Mais surtout, la crainte de voir le juge devenir « la troisième partie au contrat », selon des modalités mal définies, ajoutée au manque d’intérêt de ces dispositions qui imposaient de continuer à exécuter le contrat tant que durerait la négociation, étaient loin d’emporter l’adhésion : mieux valait donc renoncer purement et simplement à cette imprévision faute de prévisibilité. Il a donc pu sembler judicieux de faire renoncer à l’article 1195, afin de mettre les parties à l’abri d’un aléa mal maîtrisé. Pour autant, cette renonciation signait-elle un retour au droit ancien et à la jurisprudence tant décriée interdisant toute possibilité de réviser les obligations ? Il semblerait pourtant que ce ne soit pas le cas, la conception du contrat ayant désormais évolué au nom d’une sorte de principe directeur inspiré de « loyauté, solidarité, fraternité », de proportionnalité des obligations, autant d’attributs de la bonne foi, désormais consacrée comme étant « le principe correcteur qui domine de haut tout le droit des contrats ». Cette évolution s’inscrit d’ailleurs au-delà de nos frontières dans le droit européen. Introduire la révision pour imprévision dans la loi – quand bien même les parties seraient libres d’y renoncer – n’est jamais que la consécration de cette nouvelle approche du contrat à laquelle le droit français a déjà adhéré : les parties ne sont plus des cocontractants, mais des « partenaires » et l’exécution du contrat devient le bien commun.

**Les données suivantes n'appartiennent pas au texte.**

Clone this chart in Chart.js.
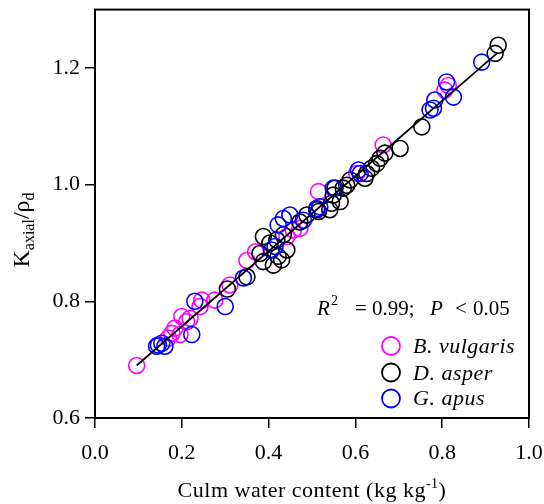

Cette évolution se retrouve aujourd’hui dans la jurisprudence et plusieurs décisions récentes montrent que la bonne foi – ou la mauvaise foi – peut être prise en considération lorsqu’il s’agit d’apprécier si le bénéfice d’une clause est justifié1.

Il a ainsi été jugé que les parties devaient vérifier, au nom de la bonne foi, si l’équilibre contractuel n’est pas bouleversé par l’apparition de circonstances exceptionnelles2 et l’adapter au changement de circonstances, le juge étant, dans ce cas, requis de déterminer si le refus de renégocier ne constitue pas un manquement à cette exigence de bonne foi susceptible d’être sanctionnée sur le terrain de la responsabilité contractuelle. Mettre en demeure son cocontractant d’avoir à renégocier, au besoin avec la sanction de la résiliation du contrat en cas de refus ou d’échec, pourrait ainsi, en toute bonne foi, venir au secours de l’équilibre contractuel, quand bien même les parties auraient renoncé d’un trait de plume trop hâtif à l’article 1195 du code civil.